我拿过手机,一看是薛欣妍打来的,心里有些诧异,她这么早给我打电话干什么?
“喂,欣妍。”
我看了眼正在酣睡的渣哥,悄悄走出了地下室。
“她昨晚又昏迷不醒了,今天凌晨抢救一次,现在还没脱离危险期,呜…”
薛欣妍带着哭腔,像一个走投无路的小姑娘,听得我愈发揪心。
我走到院子里,皱紧眉头,问道:“怎么会这样,你等我,我马上过去。”
说完我就有些力不从心了,我怎么过去,她的城市距离我将近二百公里,只能去汽车站和火车站买票了。
“杜大哥打算送她到美国治病,明天办理转院手续。”
“她现在处在危险期,长途跋涉,身体能扛得住吗?”
我坐在长椅上,点了根烟,深深吸了一口。
“不知道。”
她说话声很小,但周围杂音却很大,应该是在医院。
“在医院等我。”
说完我便挂了电话。
一阵凉风吹过,院子里的桂树轻微摇晃,几片枯黄的叶子脱离枝干,随风飘落下来。
渣哥打着哈欠从地下室走出来,他在水桶里拿起水瓢,走到水池边接了一瓢水,如饥似渴的喝着。
我坐在长椅上愁眉不展,紧皱眉头,唉声叹气的抽着烟。
渣哥喝饱了水,把水瓢扔进水桶里,满脸疑惑的看着我说:“大清早的,怎么了?”
他走到我身边坐下,拿出烟点了一根,又看了我一眼,轻声问道:“是不是她病情加重了?”

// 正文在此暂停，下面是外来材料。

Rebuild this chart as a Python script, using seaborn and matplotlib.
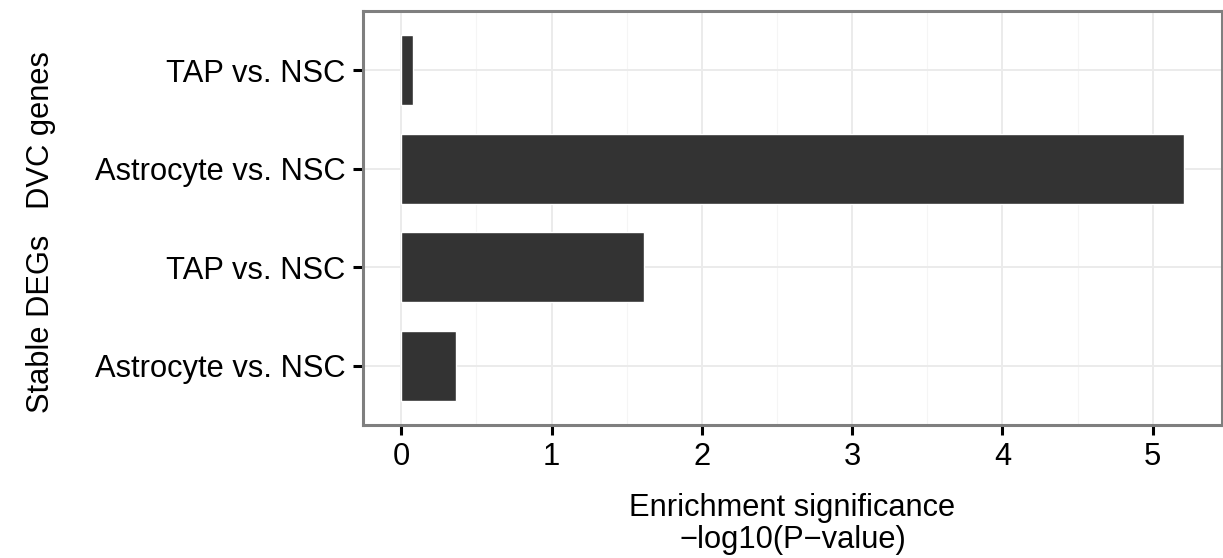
import matplotlib
matplotlib.use("Agg")
import matplotlib.pyplot as plt
from matplotlib.ticker import MultipleLocator
import seaborn as sns
import pandas as pd

# Enrichment of the gene sets (top to bottom)
groups = ["DVC genes", "DVC genes", "Stable DEGs", "Stable DEGs"]
comparisons = ["TAP vs. NSC", "Astrocyte vs. NSC", "TAP vs. NSC", "Astrocyte vs. NSC"]
neg_log10_p = [0.08, 5.21, 1.615, 0.365]

df = pd.DataFrame({
    "key": [f"{g}|{c}" for g, c in zip(groups, comparisons)],
    "comparison": comparisons,
    "value": neg_log10_p,
})

sns.set_theme(style="white")
plt.rcParams["font.family"] = ["Liberation Sans", "DejaVu Sans"]

FS = 22.2

fig = plt.figure(figsize=(12.23, 5.58), dpi=100)
ax = fig.add_axes([0.2968, 0.2384, 0.7022, 0.7416])

sns.barplot(data=df, x="value", y="key", orient="h", color="#333333",
            saturation=1, width=0.71, ax=ax, zorder=3)

ax.set_xlim(-0.255, 5.46)
ax.set_ylim(3.6, -0.6)
ax.xaxis.set_major_locator(MultipleLocator(1))
ax.xaxis.set_minor_locator(MultipleLocator(0.5))
ax.set_yticks(range(len(comparisons)))
ax.set_yticklabels(comparisons)

# grid: major and minor lines
ax.grid(which="major", color="#ebebeb", linewidth=1.4, zorder=0)
ax.grid(which="minor", axis="x", color="#f5f5f5", linewidth=0.8, zorder=0)
ax.set_axisbelow(True)

for s in ax.spines.values():
    s.set_visible(True)
    s.set_color("#7f7f7f")
    s.set_linewidth(2.2)

ax.tick_params(axis="both", which="major", length=7.5, width=2.2, color="black",
               labelsize=FS, labelcolor="black", pad=5)
ax.tick_params(axis="x", which="minor", length=0)
ax.tick_params(axis="y", left=True)
ax.tick_params(axis="x", bottom=True)

ax.set_xlabel("Enrichment significance\n\u2212log10(P\u2212value)", fontsize=FS,
              color="black", labelpad=15, linespacing=1.08)
ax.set_ylabel("Stable DEGs   DVC genes", fontsize=FS, color="black", labelpad=28)
ax.yaxis.label.set_y(0.466)

fig.savefig("out.png", dpi=100)
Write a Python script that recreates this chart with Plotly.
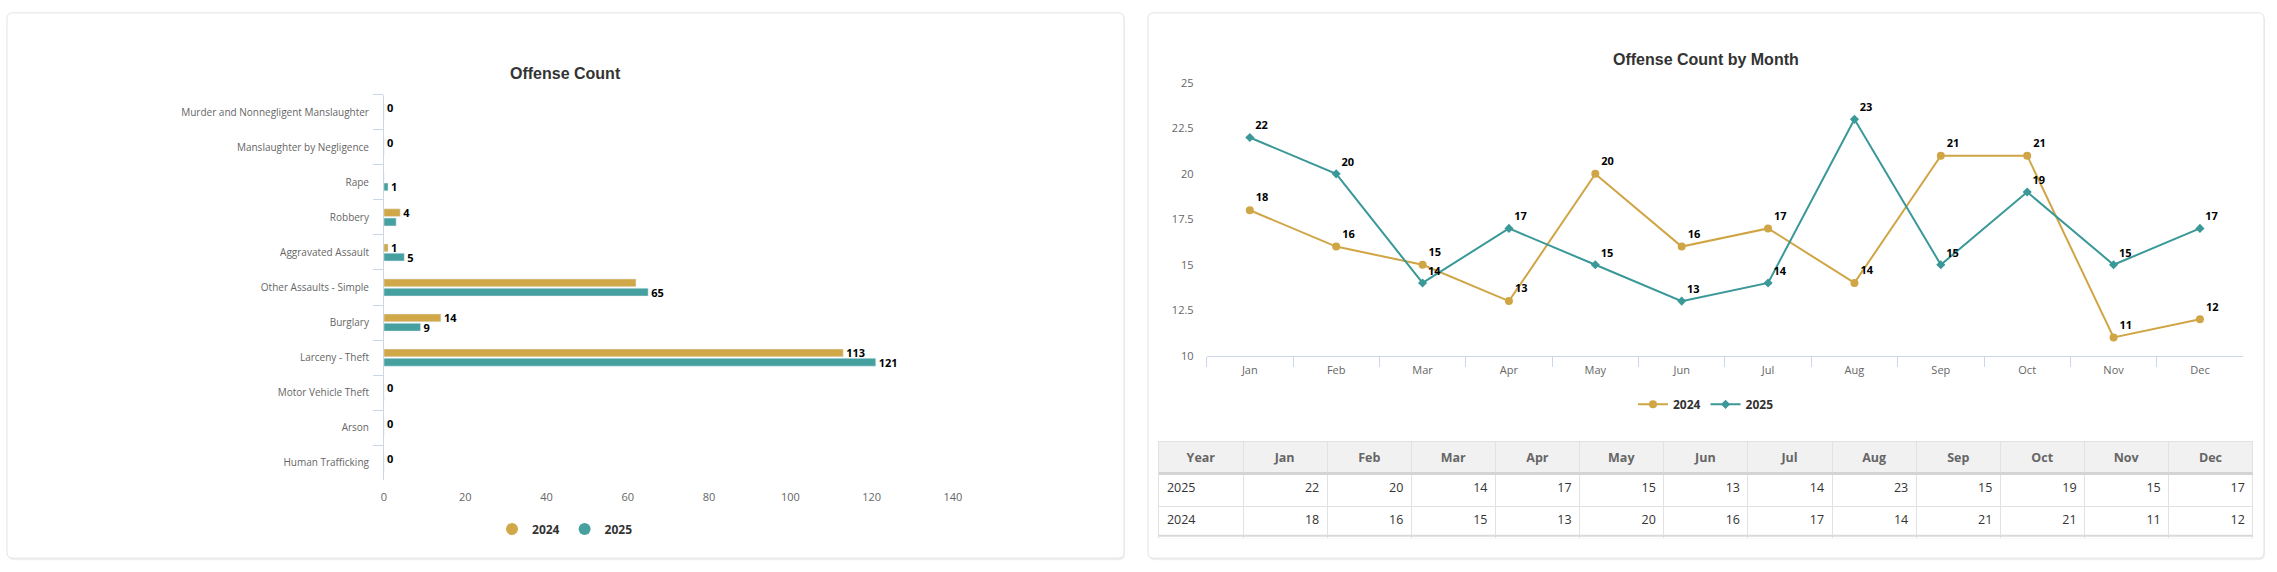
import plotly.graph_objects as go

# chart data
offenses = [
    "Murder and Nonnegligent Manslaughter", "Manslaughter by Negligence", "Rape",
    "Robbery", "Aggravated Assault", "Other Assaults - Simple", "Burglary",
    "Larceny - Theft", "Motor Vehicle Theft", "Arson", "Human Trafficking",
]
count_2024 = [0, 0, 0, 4, 1, 62, 14, 113, 0, 0, 0]
count_2025 = [0, 0, 1, 3, 5, 65, 9, 121, 0, 0, 0]
# which bar labels are visible (overlapping ones are dropped in the original)
label_on_2024 = [True, True, False, True, True, False, True, True, True, True, True]
label_on_2025 = [False, False, True, False, True, True, True, True, False, False, False]
count_ticks = [0, 20, 40, 60, 80, 100, 120, 140]

months = ["Jan", "Feb", "Mar", "Apr", "May", "Jun", "Jul", "Aug", "Sep", "Oct", "Nov", "Dec"]
month_2024 = [18, 16, 15, 13, 20, 16, 17, 14, 21, 21, 11, 12]
month_2025 = [22, 20, 14, 17, 15, 13, 14, 23, 15, 19, 15, 17]

W, H = 2277, 572
GOLD = "#D1A848"
TEAL = "#45A09F"
GOLD_LINE = "#D0A545"
TEAL_LINE = "#3A9898"
FONT = "Open Sans"


def fx(px):
    return px / W


def fy(py):
    return 1 - py / H


def card_path(x0, y0, x1, y1, r=6):
    rx, ry = r / W, r / H
    a, b, c, d = fx(x0), fx(x1), fy(y0), fy(y1)
    return (f"M {a + rx},{c} L {b - rx},{c} Q {b},{c} {b},{c - ry} "
            f"L {b},{d + ry} Q {b},{d} {b - rx},{d} L {a + rx},{d} "
            f"Q {a},{d} {a},{d + ry} L {a},{c - ry} Q {a},{c} {a + rx},{c} Z")


fig = go.Figure()

# bar chart
lbl_font = dict(family=FONT, size=11, color="#000000", weight="bold")
fig.add_trace(go.Bar(
    y=offenses, x=count_2024, orientation="h", name="2024", marker_color=GOLD,
    text=[str(v) if s else "" for v, s in zip(count_2024, label_on_2024)],
    textposition="outside", outsidetextfont=lbl_font, textangle=0, cliponaxis=False,
    constraintext="none", showlegend=False, hoverinfo="x+name",
))
fig.add_trace(go.Bar(
    y=offenses, x=count_2025, orientation="h", name="2025", marker_color=TEAL,
    text=[str(v) if s else "" for v, s in zip(count_2025, label_on_2025)],
    textposition="outside", outsidetextfont=lbl_font, textangle=0, cliponaxis=False,
    constraintext="none", showlegend=False, hoverinfo="x+name",
))
# legend entries with round symbols
for name, col in [("2024", GOLD), ("2025", TEAL)]:
    fig.add_trace(go.Scatter(x=[None], y=[None], mode="markers", name=name,
                             marker=dict(color=col, size=12, symbol="circle"),
                             legend="legend"))

# line chart
pt_font = dict(family=FONT, size=11, color="#000000", weight="bold")
fig.add_trace(go.Scatter(
    x=months, y=month_2024, name="2024", mode="lines+markers+text",
    line=dict(color=GOLD_LINE, width=2), marker=dict(symbol="circle", size=8, color=GOLD_LINE),
    text=[str(v) for v in month_2024], textposition="top right", textfont=pt_font,
    xaxis="x2", yaxis="y2", legend="legend2", cliponaxis=False,
))
fig.add_trace(go.Scatter(
    x=months, y=month_2025, name="2025", mode="lines+markers+text",
    line=dict(color=TEAL_LINE, width=2), marker=dict(symbol="diamond", size=7, color=TEAL_LINE),
    text=[str(v) for v in month_2025], textposition="top right", textfont=pt_font,
    xaxis="x2", yaxis="y2", legend="legend2", cliponaxis=False,
))

# data table under the line chart
fig.add_trace(go.Table(
    domain=dict(x=[fx(1162), fx(2262)], y=[fy(545), fy(445)]),
    columnwidth=[1] * 13,
    header=dict(
        values=["<b>Year</b>"] + [f"<b>{m}</b>" for m in months],
        fill_color="#f1f1f1", align="center", height=33,
        line=dict(color="#e2e2e2", width=1),
        font=dict(family=FONT, size=12.5, color="#666666"),
    ),
    cells=dict(
        values=[["2025", "2024"]] + [[a, b] for a, b in zip(month_2025, month_2024)],
        fill_color="white", align=["left"] + ["right"] * 12, height=32,
        line=dict(color="#e2e2e2", width=1),
        font=dict(family=FONT, size=12.5, color="#333333"),
    ),
))

shapes = []
for x0, y0, x1, y1 in [(4, 5, 1127, 565), (1151, 5, 2273, 565)]:
    shapes.append(dict(type="path", path=card_path(x0 + 1, y0 + 2, x1 + 1, y1 + 2),
                       xref="paper", yref="paper", fillcolor="rgba(0,0,0,0.06)",
                       line=dict(width=0), layer="below"))
    shapes.append(dict(type="path", path=card_path(x0, y0, x1, y1),
                       xref="paper", yref="paper", fillcolor="white",
                       line=dict(color="#e3e3e3", width=1), layer="below"))
shapes.append(dict(type="line", xref="paper", yref="paper", x0=fx(1162), x1=fx(2262),
                   y0=fy(478), y1=fy(478), line=dict(color="#d4d4d4", width=3), layer="above"))
shapes.append(dict(type="line", xref="paper", yref="paper", x0=fx(1162), x1=fx(2262),
                   y0=fy(542), y1=fy(542), line=dict(color="#d9d9d9", width=2), layer="above"))

axis_font = dict(family=FONT, size=11, color="#666666")
title_font = dict(family="Liberation Sans", size=16, color="#333333", weight="bold")
fig.update_layout(
    width=W, height=H, autosize=False,
    margin=dict(l=0, r=0, t=0, b=0),
    paper_bgcolor="white", plot_bgcolor="rgba(0,0,0,0)",
    font=dict(family=FONT, color="#333333"),
    barmode="group", bargap=0.47, bargroupgap=0.16,
    shapes=shapes,
    xaxis=dict(domain=[fx(383), fx(955)], range=[0, 140], tickvals=count_ticks,
               showgrid=False, zeroline=False, showline=False, ticks="",
               ticklabelstandoff=9, tickfont=axis_font, anchor="y", fixedrange=True),
    yaxis=dict(domain=[fy(485), fy(89)], autorange="reversed", type="category",
               showgrid=False, showline=True, linecolor="#ccd6eb", linewidth=1,
               ticks="outside", tickson="boundaries", ticklen=10, tickcolor="#ccd6eb",
               ticklabelstandoff=12,
               tickfont=dict(family=FONT, size=10, color="#666666"), anchor="x",
               fixedrange=True),
    xaxis2=dict(domain=[fx(1210), fx(2252)], type="category", range=[-0.5, 11.5],
                showgrid=False, zeroline=False, showline=True, linecolor="#ccd6eb",
                ticks="outside", tickson="boundaries", ticklen=10, tickcolor="#ccd6eb",
                ticklabelstandoff=4, tickfont=axis_font, anchor="y2", fixedrange=True),
    yaxis2=dict(domain=[fy(357), fy(77)], range=[10, 25], dtick=2.5,
                showgrid=False, zeroline=False, showline=False, ticks="",
                ticklabelstandoff=12, tickfont=axis_font, anchor="x2", fixedrange=True),
    legend=dict(orientation="h", x=fx(565), xanchor="center", y=fy(535), yanchor="middle",
                font=dict(family=FONT, size=12, color="#333333", weight="bold"),
                bgcolor="rgba(0,0,0,0)"),
    legend2=dict(orientation="h", x=fx(1712), xanchor="center", y=fy(407), yanchor="middle",
                 font=dict(family=FONT, size=12, color="#333333", weight="bold"),
                 bgcolor="rgba(0,0,0,0)"),
    annotations=[
        dict(text="Offense Count", x=fx(565), y=fy(67), xref="paper", yref="paper",
             xanchor="center", yanchor="middle", showarrow=False, font=title_font),
        dict(text="Offense Count by Month", x=fx(1712), y=fy(53), xref="paper", yref="paper",
             xanchor="center", yanchor="middle", showarrow=False, font=title_font),
    ],
)

# strip the default page margin and scrollbars so the figure fills the window exactly
page_css = ("document.documentElement.style.margin='0px';"
            "document.documentElement.style.overflow='hidden';"
            "document.body.style.margin='0px';"
            "document.body.style.overflow='hidden';")
fig.write_html("out.html", config={"displayModeBar": False}, post_script=page_css)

我慢慢站起身,把手里的半截烟扔到地上踩灭,淡淡的说:“我得去一趟她那边。”
“哦,那就去吧,你查查火车票还有没有?”
我听后急忙拿过手机,查找着当日的车票。
“还有,六点四十发车。”
我激动的看着屏幕,直接订了一张。
“那得抓紧了,现在都快六点了。”
渣哥叼着烟,站起身走到煤气灶旁,开始准备早餐。
昨晚的拍黄瓜还很新鲜,用来当早餐也很不错,渣哥煲了一锅大米粥,煮了四个鸡蛋,又拿来两袋榨菜。
“凑合吃点吧,陪床很耗精力和体力的。”
我盛了碗粥,平淡无味的喝着,渣哥看出我的心思,劝慰道:“着急有什么用,如果那家医院治不好,就换一家好的医院试试。”